It Happens Like This.

Mistakes! Argh! – I hate them (don’t we all) – Yesterday I wrote and edited the phrase “an assortment of characters”, turning it into “a range of characters” – only, of course, I changed the word “assorted” to “range” but not the “an” to “a” – so out it popped, showing the world that here’s one “writer” who hasn’t got a handle on grammar – IT’S NOT TRUE, I TELL YOU, it’s the flaw of fast editing!

I do read what I post. Honestly. I read it several times as I write it up, again before I hit that publish button, and – fortunately – once more after it’s out there. Perhaps seeing it in a different format has things jump out that I otherwise miss, but I DO see the errors (and yes, fix them).

Meanwhile, of course, a bunch of people have already seen my fumbling result and the whole stands out like clear advertising that I really don’t have a handle on writing!!!

Heck yes, spelling and grammatical mistakes annoy the [insert expletive-of-your-choice] out of me, but only when those mistakes are mine.

On a scale of 1 to 10, it pans out like this:

Other people’s errors… 1
Other people’s errors in books… 3
My errors… 12
My errors in books… 375


I know. I should slow down. Trouble is, I trust my fingers to know what they are doing and my mind doesn’t seem to register the slip up until I look at it yet again.

I’m sure I’m not alone in this, we’re all human.

For the most part I’m a fairly fast typist, but my mind is directing from someplace way ahead and my fingers are keeping up with me as best they can – words get abbreviated or missed altogether. Sometimes they double up or words are supplanted with other words that form from pattern recognition that has gone the wrong path (our might become out, for instance). Most of my mistakes, however, come through editing, when I’m changing things and/or swapping things about. I find more errors in places that I have edited than were ever there in the first place!

Makes me think I should write it once and after that leave the thing jolly well alone.

Oh well… back into the fray.

Have a great day, everyone.

Cheers!  😀


2 thoughts on “It Happens Like This.

  1. Uzoma

    Typos are one of the demons at a writer’s keyboard. The job of editing a manuscript is a very tough one. For me, it’s even tougher, especially as I don’t speak English as my first.

    For my story serial, once I through with an episode, I send it to my editor. Of course, the passage rarely returns without a red marks here and there begging to be revisited.

    I used to think that those who speak English as their traditional language don’t have problems with it’s usage from time to time. But your words reaffirm the fact that no one can claim to be perfect in terms of the use of English.

    A human editor is a gift to every writer. The process is as difficult as the writing itself. Thanks for this post.

    1. A.D. Everard Post author

      English is a very difficult language and I believe one of the hardest to learn, so those who learn it young or as a first language do have an advantage. I write fairly informally and in line with the way most people think and speak – I do this because I want the words to disappear and the message to remain (if that makes sense), so I’m after something that’s relaxed and connects with people, but I’m sure if an English Literature professor looked at my work, there would be red lines and circles all over the place.
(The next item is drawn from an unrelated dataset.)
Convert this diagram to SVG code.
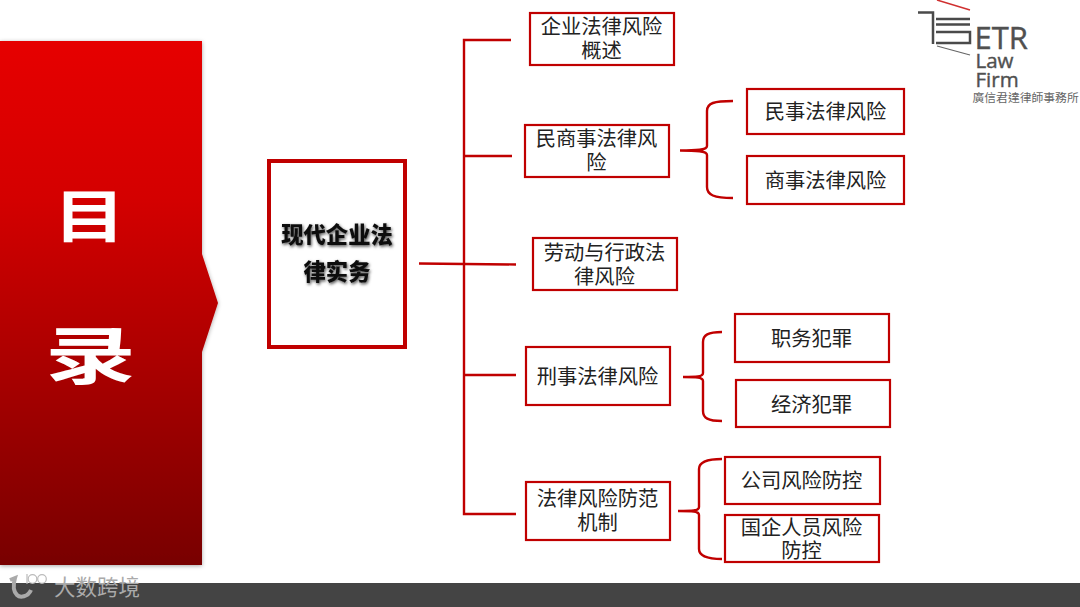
<svg xmlns="http://www.w3.org/2000/svg" width="1080" height="607" viewBox="0 0 1080 607">
<style>
.b{fill:#fff;stroke:#c00000;stroke-width:2.2}
.t{font-family:"Noto Sans CJK SC","Liberation Sans",sans-serif;font-size:20.3px;fill:#222;text-anchor:middle}
.c{fill:none;stroke:#c00000;stroke-width:2.400}
.lg{fill:none;stroke:#4a4a4a;stroke-width:2.500}
.lt{font-family:"Open Sans","Liberation Sans",sans-serif;fill:#505050;stroke:#505050;stroke-width:.4}
.h{font-family:"Noto Sans CJK SC",sans-serif;font-weight:700;fill:#fff;text-anchor:middle}
.m{font-family:"Noto Sans CJK SC",sans-serif;font-weight:900;font-size:22.300px;fill:#111;text-anchor:middle}
</style>
<defs>
<linearGradient id="g" x1="0" y1="0" x2="0" y2="1"><stop offset="0" stop-color="#e60000"/><stop offset=".3" stop-color="#d40000"/><stop offset="1" stop-color="#780000"/></linearGradient>
<filter id="s" x="-10%" y="-10%" width="120%" height="120%"><feDropShadow dx="0" dy="1" stdDeviation="2" flood-color="#000" flood-opacity=".35"/></filter>
<filter id="ts" x="-10%" y="-20%" width="120%" height="140%"><feDropShadow dx="1" dy="1.500" stdDeviation="1.500" flood-color="#000" flood-opacity=".7"/></filter>
</defs>
<rect width="1080" height="607" fill="#fff"/>
<g id="banner">
<path d="M0 41H202V254L218 303L202 352V565H0Z" fill="url(#g)" filter="url(#s)"/>
<text class="h" transform="translate(89.500 236.500) scale(1.150 .91)" font-size="62">目</text>
<text class="h" transform="translate(90.500 379) scale(1.460 1)" font-size="62">录</text>
</g>
<g id="connectors">
<path class="c" d="M511 40H464V514H516"/>
<path class="c" d="M464 156H512M419 263.500L516 264.500M464 375H516"/>
<path class="c" d="M680 150.500C698 150.500 707 150 707 146V111C707 103 714 101 733 101M680 150.500C698 150.500 707 151 707 155V187C707 195 714 198 733 198"/>
<path class="c" d="M683 377C696 377 703 377 703 373V342C703 335 708 332 722 332M683 377C696 377 703 377 703 381V411C703 418 708 421 722 421"/>
<path class="c" d="M678 511C692 511 699 511 699 507V469C699 462 706 459 722 459M678 511C692 511 699 511 699 515V549C699 556 706 559 722 559"/>
</g>
<g id="n0"><rect x="269" y="161" width="136" height="186" fill="#fff" stroke="#c00000" stroke-width="4"/>
<g filter="url(#ts)"><text class="m" x="337" y="243">现代企业法</text><text class="m" x="337" y="280">律实务</text></g></g>
<g id="n1"><rect class="b" x="530" y="13" width="144" height="52"/><text class="t" x="601.500" y="34">企业法律风险</text><text class="t" x="601.500" y="58">概述</text></g>
<g id="n2"><rect class="b" x="525" y="125" width="144" height="52"/><text class="t" x="596.500" y="146">民商事法律风</text><text class="t" x="596.500" y="170">险</text></g>
<g id="n3"><rect class="b" x="747" y="89" width="157" height="45"/><text class="t" x="825.500" y="119">民事法律风险</text></g>
<g id="n4"><rect class="b" x="747" y="156" width="157" height="48"/><text class="t" x="825.500" y="188">商事法律风险</text></g>
<g id="n5"><rect class="b" x="533" y="238" width="144" height="52"/><text class="t" x="604.500" y="260">劳动与行政法</text><text class="t" x="604.500" y="284">律风险</text></g>
<g id="n6"><rect class="b" x="526" y="347" width="144" height="58"/><text class="t" x="597.500" y="384">刑事法律风险</text></g>
<g id="n7"><rect class="b" x="735" y="314" width="154" height="48"/><text class="t" x="811.500" y="346">职务犯罪</text></g>
<g id="n8"><rect class="b" x="736" y="380" width="154" height="47"/><text class="t" x="811.500" y="412">经济犯罪</text></g>
<g id="n9"><rect class="b" x="526" y="482" width="144" height="58"/><text class="t" x="597.500" y="506">法律风险防范</text><text class="t" x="597.500" y="530">机制</text></g>
<g id="n10"><rect class="b" x="725" y="457" width="155" height="47"/><text class="t" x="801.500" y="488">公司风险防控</text></g>
<g id="n11"><rect class="b" x="725" y="515" width="154" height="47"/><text class="t" x="801.500" y="535">国企人员风险</text><text class="t" x="801.500" y="558">防控</text></g>
<g id="logo">
<path d="M937 0L970 10" fill="none" stroke="#d03030" stroke-width="1.500"/>
<path class="lg" d="M918 12.500H933V44"/>
<path class="lg" d="M936 19H970M936 24.500H970M936 32H970V43H936"/>
<path d="M937 46L970 55" fill="none" stroke="#666" stroke-width="1.200"/>
<text class="lt" x="974.500" y="48.500" font-size="31">ETR</text>
<text class="lt" x="975.500" y="68" font-size="20.500">Law</text>
<text class="lt" x="975.500" y="87" font-size="20.500">Firm</text>
<text x="972.500" y="102" font-family="Noto Sans CJK TC,sans-serif" font-size="11.800" fill="#666">廣信君達律師事務所</text>
</g>
<g id="footer">
<rect y="583" width="1080" height="24" fill="#444"/>
<path d="M10 580L15 578C13 585 13 591 17 595C20 598 28 597 31 590" fill="none" stroke="#aaa" stroke-width="4"/>
<g fill="none" stroke="#bbb" stroke-width="1.200"><circle cx="32.500" cy="579" r="4.300"/><circle cx="42" cy="579" r="4.300"/><path d="M27 574V584"/></g>
<text x="54" y="595" font-family="Noto Sans CJK SC,sans-serif" font-size="21.500" fill="#aaa">大数跨境</text>
</g>
</svg>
      My point is that what you see in a text book (any language, any subject), is not what you want to see in a storybook, which by nature must carry more emotion.

      I really enjoy your writing. I love how your stories start simply and then expand and evolve into something more complex as the reader is drawn more deeply within. With each section I read, I feel I know that world more and more.

      Editing – yep. I do my own. I go over it and over it, probably a dozen times by the time I’m through, and when I think it’s perfect, I get Greg to read it (just the once, it has to be fresh for him so he can give me his views on the whole of it), and STILL he finds a heap of things I have missed. As I work through them and put them right, I think “How could I have missed this?” I think that a writer, knowing their work so well, can easily skim over the work they “know” is good – reading, but not reading slowly, seeing each word. I try not to do that, yet it happens all the time. I think that’s true of all of us, so you are not alone.